- [Exercise inputs]
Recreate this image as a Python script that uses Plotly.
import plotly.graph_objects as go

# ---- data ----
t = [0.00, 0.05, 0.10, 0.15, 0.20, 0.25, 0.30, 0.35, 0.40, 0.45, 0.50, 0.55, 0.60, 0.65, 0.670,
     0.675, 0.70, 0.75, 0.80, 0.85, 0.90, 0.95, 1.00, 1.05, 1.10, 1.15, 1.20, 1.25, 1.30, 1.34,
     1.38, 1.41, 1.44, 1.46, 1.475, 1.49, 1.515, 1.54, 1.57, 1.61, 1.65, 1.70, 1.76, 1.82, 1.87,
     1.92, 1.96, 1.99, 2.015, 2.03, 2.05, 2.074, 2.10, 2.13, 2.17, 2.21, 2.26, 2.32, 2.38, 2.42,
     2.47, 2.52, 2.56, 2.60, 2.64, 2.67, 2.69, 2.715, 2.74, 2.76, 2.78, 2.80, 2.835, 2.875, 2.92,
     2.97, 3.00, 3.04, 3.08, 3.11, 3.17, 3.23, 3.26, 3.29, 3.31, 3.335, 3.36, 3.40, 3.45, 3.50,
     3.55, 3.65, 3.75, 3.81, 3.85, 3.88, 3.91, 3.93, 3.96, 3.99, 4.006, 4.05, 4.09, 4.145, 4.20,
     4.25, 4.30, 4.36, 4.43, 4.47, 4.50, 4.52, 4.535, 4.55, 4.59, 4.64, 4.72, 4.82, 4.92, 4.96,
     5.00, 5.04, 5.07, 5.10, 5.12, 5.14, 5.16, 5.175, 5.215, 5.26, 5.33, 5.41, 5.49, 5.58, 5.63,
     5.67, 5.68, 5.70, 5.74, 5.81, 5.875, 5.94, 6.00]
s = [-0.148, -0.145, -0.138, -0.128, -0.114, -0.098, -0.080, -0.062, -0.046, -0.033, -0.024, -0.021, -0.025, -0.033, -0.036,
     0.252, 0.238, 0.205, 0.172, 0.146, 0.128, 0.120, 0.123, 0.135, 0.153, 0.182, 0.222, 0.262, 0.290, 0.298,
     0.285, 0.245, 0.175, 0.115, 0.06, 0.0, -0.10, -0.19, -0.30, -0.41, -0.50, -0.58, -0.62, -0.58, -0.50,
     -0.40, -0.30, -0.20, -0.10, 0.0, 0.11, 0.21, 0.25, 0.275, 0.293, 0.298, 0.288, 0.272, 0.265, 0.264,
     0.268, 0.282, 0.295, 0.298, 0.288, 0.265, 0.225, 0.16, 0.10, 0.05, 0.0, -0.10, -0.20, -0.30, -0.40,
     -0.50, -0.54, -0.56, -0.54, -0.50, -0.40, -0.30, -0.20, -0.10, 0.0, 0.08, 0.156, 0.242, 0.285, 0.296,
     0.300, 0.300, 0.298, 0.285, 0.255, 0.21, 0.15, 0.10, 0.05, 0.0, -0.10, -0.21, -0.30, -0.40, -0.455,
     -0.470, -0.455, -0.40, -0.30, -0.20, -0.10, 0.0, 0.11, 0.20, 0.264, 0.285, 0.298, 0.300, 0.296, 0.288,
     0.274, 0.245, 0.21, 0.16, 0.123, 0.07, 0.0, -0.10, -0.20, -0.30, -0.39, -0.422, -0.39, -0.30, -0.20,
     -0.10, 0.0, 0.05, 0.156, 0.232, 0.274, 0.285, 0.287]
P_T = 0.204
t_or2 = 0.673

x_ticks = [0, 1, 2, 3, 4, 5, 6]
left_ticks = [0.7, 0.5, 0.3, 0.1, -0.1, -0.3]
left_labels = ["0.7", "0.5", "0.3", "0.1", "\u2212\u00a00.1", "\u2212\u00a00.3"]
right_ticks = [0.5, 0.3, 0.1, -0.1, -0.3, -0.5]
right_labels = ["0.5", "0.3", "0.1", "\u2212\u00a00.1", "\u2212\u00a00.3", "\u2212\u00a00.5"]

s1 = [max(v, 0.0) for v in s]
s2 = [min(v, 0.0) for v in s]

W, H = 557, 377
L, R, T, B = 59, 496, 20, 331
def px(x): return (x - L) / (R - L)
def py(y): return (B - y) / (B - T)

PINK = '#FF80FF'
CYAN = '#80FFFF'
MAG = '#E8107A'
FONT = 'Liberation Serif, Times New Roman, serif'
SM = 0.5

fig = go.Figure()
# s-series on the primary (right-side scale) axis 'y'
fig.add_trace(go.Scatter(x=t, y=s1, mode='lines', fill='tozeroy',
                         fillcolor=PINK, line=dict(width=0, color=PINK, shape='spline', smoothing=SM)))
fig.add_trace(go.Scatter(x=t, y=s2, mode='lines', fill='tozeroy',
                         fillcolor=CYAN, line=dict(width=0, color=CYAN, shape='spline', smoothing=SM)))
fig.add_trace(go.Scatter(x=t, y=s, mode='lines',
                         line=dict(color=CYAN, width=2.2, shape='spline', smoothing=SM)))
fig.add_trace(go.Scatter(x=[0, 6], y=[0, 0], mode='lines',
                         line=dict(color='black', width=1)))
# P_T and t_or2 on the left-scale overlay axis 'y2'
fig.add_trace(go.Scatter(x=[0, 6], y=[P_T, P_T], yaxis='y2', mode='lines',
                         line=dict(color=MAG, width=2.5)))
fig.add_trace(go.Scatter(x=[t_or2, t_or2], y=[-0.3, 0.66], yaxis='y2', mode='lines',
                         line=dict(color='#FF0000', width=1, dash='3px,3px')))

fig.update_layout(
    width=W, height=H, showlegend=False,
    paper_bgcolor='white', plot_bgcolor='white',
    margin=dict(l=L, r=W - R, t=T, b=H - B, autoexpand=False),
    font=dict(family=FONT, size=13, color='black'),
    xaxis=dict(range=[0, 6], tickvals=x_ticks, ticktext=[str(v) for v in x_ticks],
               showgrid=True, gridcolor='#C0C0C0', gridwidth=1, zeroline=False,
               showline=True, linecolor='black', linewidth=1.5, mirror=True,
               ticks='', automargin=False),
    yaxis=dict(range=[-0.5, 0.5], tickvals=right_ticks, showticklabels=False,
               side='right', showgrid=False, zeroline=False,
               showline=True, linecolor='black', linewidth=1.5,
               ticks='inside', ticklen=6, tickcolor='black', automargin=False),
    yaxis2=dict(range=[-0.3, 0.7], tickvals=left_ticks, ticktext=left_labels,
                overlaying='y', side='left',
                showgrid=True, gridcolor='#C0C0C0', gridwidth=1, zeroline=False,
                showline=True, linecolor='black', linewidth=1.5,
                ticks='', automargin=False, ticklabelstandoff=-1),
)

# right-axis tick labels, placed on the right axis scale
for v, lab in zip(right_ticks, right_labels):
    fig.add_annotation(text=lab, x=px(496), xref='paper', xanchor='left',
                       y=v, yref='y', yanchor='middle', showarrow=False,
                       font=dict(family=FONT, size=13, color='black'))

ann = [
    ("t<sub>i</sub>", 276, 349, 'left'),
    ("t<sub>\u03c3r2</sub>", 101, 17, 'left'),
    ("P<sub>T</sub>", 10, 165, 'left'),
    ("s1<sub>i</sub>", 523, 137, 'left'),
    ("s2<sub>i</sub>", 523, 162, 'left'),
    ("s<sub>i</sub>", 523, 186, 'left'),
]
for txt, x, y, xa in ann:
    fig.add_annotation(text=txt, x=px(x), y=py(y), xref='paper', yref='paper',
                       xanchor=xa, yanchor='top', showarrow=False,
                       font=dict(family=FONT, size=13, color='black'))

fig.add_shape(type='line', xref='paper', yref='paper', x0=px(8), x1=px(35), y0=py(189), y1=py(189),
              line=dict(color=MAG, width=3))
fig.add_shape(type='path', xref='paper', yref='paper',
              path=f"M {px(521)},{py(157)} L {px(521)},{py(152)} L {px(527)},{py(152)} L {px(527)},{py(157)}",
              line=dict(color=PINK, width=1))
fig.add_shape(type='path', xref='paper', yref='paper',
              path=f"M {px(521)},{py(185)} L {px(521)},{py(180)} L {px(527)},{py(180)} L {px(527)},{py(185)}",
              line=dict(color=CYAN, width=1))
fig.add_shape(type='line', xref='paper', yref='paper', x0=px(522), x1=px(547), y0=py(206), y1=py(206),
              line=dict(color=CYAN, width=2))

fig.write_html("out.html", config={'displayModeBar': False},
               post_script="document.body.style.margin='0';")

==

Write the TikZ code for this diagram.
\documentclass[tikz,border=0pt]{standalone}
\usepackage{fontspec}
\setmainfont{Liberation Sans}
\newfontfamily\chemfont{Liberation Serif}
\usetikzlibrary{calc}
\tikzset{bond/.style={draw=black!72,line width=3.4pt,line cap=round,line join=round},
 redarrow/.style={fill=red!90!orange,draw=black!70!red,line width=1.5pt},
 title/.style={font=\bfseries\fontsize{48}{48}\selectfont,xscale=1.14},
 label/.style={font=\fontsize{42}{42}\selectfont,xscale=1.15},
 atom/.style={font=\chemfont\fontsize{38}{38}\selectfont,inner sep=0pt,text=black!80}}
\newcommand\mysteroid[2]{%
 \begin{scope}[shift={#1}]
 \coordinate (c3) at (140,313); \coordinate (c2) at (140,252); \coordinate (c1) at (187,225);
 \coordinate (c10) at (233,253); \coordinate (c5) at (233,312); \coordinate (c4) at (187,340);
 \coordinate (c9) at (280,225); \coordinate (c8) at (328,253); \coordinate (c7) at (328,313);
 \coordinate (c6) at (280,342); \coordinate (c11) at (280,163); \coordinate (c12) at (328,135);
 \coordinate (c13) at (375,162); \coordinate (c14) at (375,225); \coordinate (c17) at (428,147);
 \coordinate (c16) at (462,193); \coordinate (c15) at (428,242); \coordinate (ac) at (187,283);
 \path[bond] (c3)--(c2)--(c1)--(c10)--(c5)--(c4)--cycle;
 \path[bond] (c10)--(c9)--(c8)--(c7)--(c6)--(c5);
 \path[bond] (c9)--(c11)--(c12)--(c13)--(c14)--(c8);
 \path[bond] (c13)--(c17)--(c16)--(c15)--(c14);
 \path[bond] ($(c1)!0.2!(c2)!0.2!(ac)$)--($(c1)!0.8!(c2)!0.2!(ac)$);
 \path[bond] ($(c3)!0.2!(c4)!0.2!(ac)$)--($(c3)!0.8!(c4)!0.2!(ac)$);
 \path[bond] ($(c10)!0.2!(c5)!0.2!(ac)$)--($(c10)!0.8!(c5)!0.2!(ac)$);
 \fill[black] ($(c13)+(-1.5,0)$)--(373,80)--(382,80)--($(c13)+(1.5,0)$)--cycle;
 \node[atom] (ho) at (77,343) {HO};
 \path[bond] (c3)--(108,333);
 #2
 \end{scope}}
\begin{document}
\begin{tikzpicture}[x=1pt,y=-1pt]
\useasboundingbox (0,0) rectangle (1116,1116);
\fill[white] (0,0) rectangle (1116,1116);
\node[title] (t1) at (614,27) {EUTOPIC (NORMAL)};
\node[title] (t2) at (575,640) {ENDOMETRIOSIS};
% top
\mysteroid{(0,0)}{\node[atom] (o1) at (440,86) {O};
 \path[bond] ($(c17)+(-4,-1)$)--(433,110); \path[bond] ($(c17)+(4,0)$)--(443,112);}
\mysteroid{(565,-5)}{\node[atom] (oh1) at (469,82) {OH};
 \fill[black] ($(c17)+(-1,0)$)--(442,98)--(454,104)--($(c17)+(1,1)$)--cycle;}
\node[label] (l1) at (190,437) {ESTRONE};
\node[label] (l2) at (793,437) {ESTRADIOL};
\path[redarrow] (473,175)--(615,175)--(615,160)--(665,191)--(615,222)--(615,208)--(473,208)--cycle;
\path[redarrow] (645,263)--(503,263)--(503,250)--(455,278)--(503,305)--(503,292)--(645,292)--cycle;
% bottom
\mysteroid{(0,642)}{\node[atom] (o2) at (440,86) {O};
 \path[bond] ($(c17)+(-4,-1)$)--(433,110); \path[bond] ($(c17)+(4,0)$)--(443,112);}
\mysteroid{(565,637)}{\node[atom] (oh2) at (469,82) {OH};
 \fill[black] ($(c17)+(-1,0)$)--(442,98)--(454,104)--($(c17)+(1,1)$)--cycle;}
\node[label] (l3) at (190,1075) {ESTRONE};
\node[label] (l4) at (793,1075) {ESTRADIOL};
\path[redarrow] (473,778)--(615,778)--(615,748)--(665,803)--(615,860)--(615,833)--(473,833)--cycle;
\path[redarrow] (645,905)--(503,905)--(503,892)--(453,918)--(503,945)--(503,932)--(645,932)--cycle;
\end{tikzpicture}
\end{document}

- [Written exercise] Retype the records above, but only those lines that fall between the line containing "Recreate this image" and the line containing "import plotly.graph_objects as go", with both of those lines included, exactly as written.

- [Task output]
Recreate this image as a Python script that uses Plotly.
import plotly.graph_objects as go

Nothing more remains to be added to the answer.